Стоит отметить, что слово «практический» для Канта обладает несколько иным значением, отличным от общепринятого, от обыденного, связанного с влиянием Маркса. Практическое действие не предполагает здесь какую-то конечную цель, результат; это не производственная практика, а такое действие, которое основывается на решении человека, на его волении. Такое действие противополагается практичному, то есть действию, основанному на желании существования чего-то, желании богатства, выгоды, счастья. Практичный человек использует свою познавательную способность с тем, чтобы рассчитать наилучшие ходы для достижения счастья, тогда как субъект практического действия основывается на должном. Подлинно практический поступок, стало быть, не должен никоим образом зависеть от познавательной способности, основания этого поступка должны быть автономны. Здесь, однако, можно заметить некоторую двойственность: с одной стороны – свобода воли, с другой – долг.

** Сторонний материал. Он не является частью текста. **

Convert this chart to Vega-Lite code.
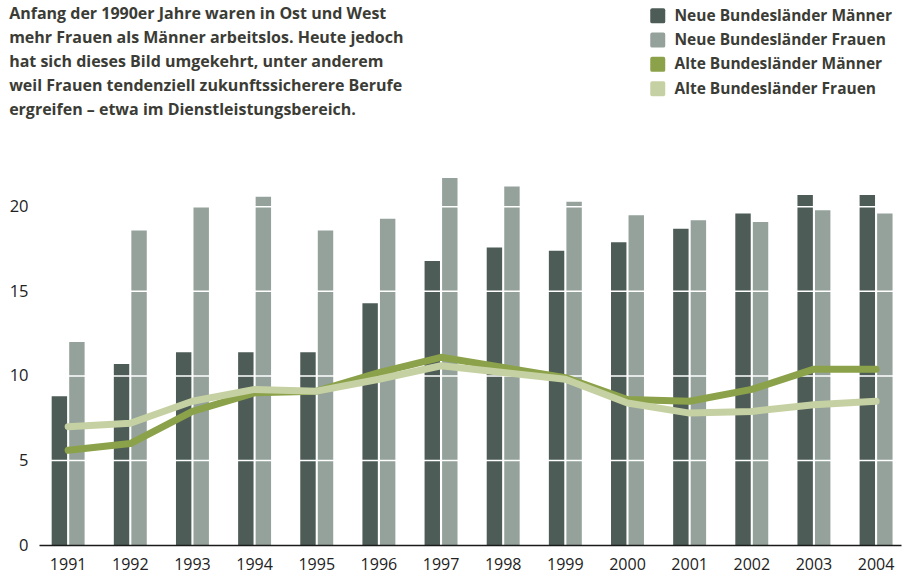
{
  "$schema": "https://vega.github.io/schema/vega-lite/v6.json",
  "width": 862,
  "height": 372,
  "padding": {"left": 9, "top": 6, "right": 0, "bottom": 0},
  "background": "white",
  "config": {"view": {"stroke": null}, "font": "Open Sans"},
  "title": {
    "text": [
      "Anfang der 1990er Jahre waren in Ost und West",
      "mehr Frauen als Männer arbeitslos. Heute jedoch",
      "hat sich dieses Bild umgekehrt, unter anderem",
      "weil Frauen tendenziell zukunftssicherere Berufe",
      "ergreifen – etwa im Dienstleistungsbereich."
    ],
    "anchor": "start",
    "frame": "bounds",
    "font": "Open Sans",
    "fontSize": 16,
    "fontWeight": "bold",
    "lineHeight": 24,
    "color": "#3b3c35",
    "offset": -110
  },
  "datasets": {
    "bars": [
      {"year": "1991", "series": "Neue Bundesländer Männer", "value": 8.8},
      {"year": "1991", "series": "Neue Bundesländer Frauen", "value": 12.0},
      {"year": "1992", "series": "Neue Bundesländer Männer", "value": 10.7},
      {"year": "1992", "series": "Neue Bundesländer Frauen", "value": 18.6},
      {"year": "1993", "series": "Neue Bundesländer Männer", "value": 11.4},
      {"year": "1993", "series": "Neue Bundesländer Frauen", "value": 20.0},
      {"year": "1994", "series": "Neue Bundesländer Männer", "value": 11.4},
      {"year": "1994", "series": "Neue Bundesländer Frauen", "value": 20.6},
      {"year": "1995", "series": "Neue Bundesländer Männer", "value": 11.4},
      {"year": "1995", "series": "Neue Bundesländer Frauen", "value": 18.6},
      {"year": "1996", "series": "Neue Bundesländer Männer", "value": 14.3},
      {"year": "1996", "series": "Neue Bundesländer Frauen", "value": 19.3},
      {"year": "1997", "series": "Neue Bundesländer Männer", "value": 16.8},
      {"year": "1997", "series": "Neue Bundesländer Frauen", "value": 21.7},
      {"year": "1998", "series": "Neue Bundesländer Männer", "value": 17.6},
      {"year": "1998", "series": "Neue Bundesländer Frauen", "value": 21.2},
      {"year": "1999", "series": "Neue Bundesländer Männer", "value": 17.4},
      {"year": "1999", "series": "Neue Bundesländer Frauen", "value": 20.3},
      {"year": "2000", "series": "Neue Bundesländer Männer", "value": 17.9},
      {"year": "2000", "series": "Neue Bundesländer Frauen", "value": 19.5},
      {"year": "2001", "series": "Neue Bundesländer Männer", "value": 18.7},
      {"year": "2001", "series": "Neue Bundesländer Frauen", "value": 19.2},
      {"year": "2002", "series": "Neue Bundesländer Männer", "value": 19.6},
      {"year": "2002", "series": "Neue Bundesländer Frauen", "value": 19.1},
      {"year": "2003", "series": "Neue Bundesländer Männer", "value": 20.7},
      {"year": "2003", "series": "Neue Bundesländer Frauen", "value": 19.8},
      {"year": "2004", "series": "Neue Bundesländer Männer", "value": 20.7},
      {"year": "2004", "series": "Neue Bundesländer Frauen", "value": 19.6}
    ],
    "lines": [
      {"year": "1991", "series": "Alte Bundesländer Männer", "value": 5.6},
      {"year": "1992", "series": "Alte Bundesländer Männer", "value": 6.0},
      {"year": "1993", "series": "Alte Bundesländer Männer", "value": 7.9},
      {"year": "1994", "series": "Alte Bundesländer Männer", "value": 9.0},
      {"year": "1995", "series": "Alte Bundesländer Männer", "value": 9.1},
      {"year": "1996", "series": "Alte Bundesländer Männer", "value": 10.2},
      {"year": "1997", "series": "Alte Bundesländer Männer", "value": 11.1},
      {"year": "1998", "series": "Alte Bundesländer Männer", "value": 10.5},
      {"year": "1999", "series": "Alte Bundesländer Männer", "value": 9.9},
      {"year": "2000", "series": "Alte Bundesländer Männer", "value": 8.6},
      {"year": "2001", "series": "Alte Bundesländer Männer", "value": 8.5},
      {"year": "2002", "series": "Alte Bundesländer Männer", "value": 9.2},
      {"year": "2003", "series": "Alte Bundesländer Männer", "value": 10.4},
      {"year": "2004", "series": "Alte Bundesländer Männer", "value": 10.4},
      {"year": "1991", "series": "Alte Bundesländer Frauen", "value": 7.0},
      {"year": "1992", "series": "Alte Bundesländer Frauen", "value": 7.2},
      {"year": "1993", "series": "Alte Bundesländer Frauen", "value": 8.5},
      {"year": "1994", "series": "Alte Bundesländer Frauen", "value": 9.2},
      {"year": "1995", "series": "Alte Bundesländer Frauen", "value": 9.1},
      {"year": "1996", "series": "Alte Bundesländer Frauen", "value": 9.8},
      {"year": "1997", "series": "Alte Bundesländer Frauen", "value": 10.6},
      {"year": "1998", "series": "Alte Bundesländer Frauen", "value": 10.2},
      {"year": "1999", "series": "Alte Bundesländer Frauen", "value": 9.8},
      {"year": "2000", "series": "Alte Bundesländer Frauen", "value": 8.4},
      {"year": "2001", "series": "Alte Bundesländer Frauen", "value": 7.8},
      {"year": "2002", "series": "Alte Bundesländer Frauen", "value": 7.9},
      {"year": "2003", "series": "Alte Bundesländer Frauen", "value": 8.3},
      {"year": "2004", "series": "Alte Bundesländer Frauen", "value": 8.5}
    ],
    "grid": [{"v": 5}, {"v": 10}, {"v": 15}, {"v": 20}]
  },
  "layer": [
    {
      "data": {"name": "bars"},
      "mark": {"type": "bar"},
      "encoding": {
        "x": {
          "field": "year", "type": "ordinal",
          "scale": {"paddingInner": 0.47, "paddingOuter": 0.17, "align": 0.6},
          "axis": {
            "title": null, "labelAngle": 0, "ticks": false,
            "labelFont": "Open Sans", "labelFontSize": 16, "labelColor": "#222222",
            "labelPadding": 11, "domainColor": "#1a1a1a", "domainWidth": 1.5,
            "zindex": 1
          }
        },
        "xOffset": {
          "field": "series", "type": "nominal",
          "scale": {"domain": ["Neue Bundesländer Männer", "Neue Bundesländer Frauen"], "paddingInner": 0.12}
        },
        "y": {
          "field": "value", "type": "quantitative",
          "scale": {"domain": [0, 22], "nice": false},
          "axis": {
            "title": null, "values": [0, 5, 10, 15, 20], "grid": false,
            "domain": false, "ticks": false, "labelFont": "Open Sans",
            "labelFontSize": 16.5, "labelColor": "#222222", "labelPadding": 11
          }
        },
        "color": {
          "field": "series", "type": "nominal",
          "scale": {
            "domain": ["Neue Bundesländer Männer", "Neue Bundesländer Frauen", "Alte Bundesländer Männer", "Alte Bundesländer Frauen"],
            "range": ["#4d5c56", "#94a29b", "#8ca24a", "#c6d1a3"]
          },
          "legend": {
            "title": null,
            "orient": "none",
            "legendX": 611,
            "legendY": -165,
            "symbolType": "M-0.75,-1H0.75Q1,-1,1,-0.75V0.75Q1,1,0.75,1H-0.75Q-1,1,-1,0.75V-0.75Q-1,-1,-0.75,-1Z",
            "symbolSize": 225,
            "symbolStrokeWidth": 0,
            "symbolOpacity": 1,
            "labelFont": "Open Sans",
            "labelFontSize": 15.5,
            "labelFontWeight": "bold",
            "labelColor": "#3b3c35",
            "labelOffset": 9,
            "rowPadding": 7.3,
            "labelLimit": 400,
            "encode": {
              "symbols": {"update": {"fill": {"scale": "color", "field": "value"}, "opacity": {"value": 1}}}
            }
          }
        }
      }
    },
    {
      "data": {"name": "grid"},
      "mark": {"type": "rule", "color": "white", "strokeWidth": 1.5},
      "encoding": {"y": {"field": "v", "type": "quantitative"}}
    },
    {
      "data": {"name": "lines"},
      "mark": {"type": "line", "strokeWidth": 7, "interpolate": "linear", "strokeCap": "round", "strokeJoin": "round"},
      "encoding": {
        "x": {"field": "year", "type": "ordinal"},
        "y": {"field": "value", "type": "quantitative"},
        "color": {"field": "series", "type": "nominal"},
        "order": {"field": "year"}
      }
    }
  ]
}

Так или иначе, что имеет ввиду Кант, когда говорит, что безусловное всё-таки может быть дано разуму, но в его практическом применении? «Безусловное должно находиться не в вещах, поскольку мы их знаем (поскольку они нам даны), а в вещах, поскольку мы их не знаем, как в вещах в себе…»[21]. Другими словами, единственная характеристика безусловного относительно теории – это его внеположенность. Всё, что мы можем сказать о вещи самой по себе, – это то, что никакого знания о ней добыть нельзя. Не может быть никакого «о ней». Для практического же разума безусловное предстаёт немного в ином свете. Он имеет дело с безусловным как бы в обход теории, мыслит (но не познаёт) безусловное, находясь с последним в свободных отношениях. Или по выражению Библера: «В этом смысле моё отношение – как субъекта познания – к миру как объекту познания переходит здесь в иное, более целостное отношение… Это просто-напросто моё со-бытие с миром»[22].
Итак, завеса скептицизма и самоограничения в виде структуры познающего субъекта приоткрывается, снимается в пользу ясного, автономного мира личного действия, основанного на личном стремлении, личном волении. Кант намеренно ограничил, приструнил теоретический разум, указал ему его место, зону его компетенции, чтобы позволить человеку верить в безусловные основания нравственного поступка: «…мне пришлось ограничить знание, чтобы освободить место вере…».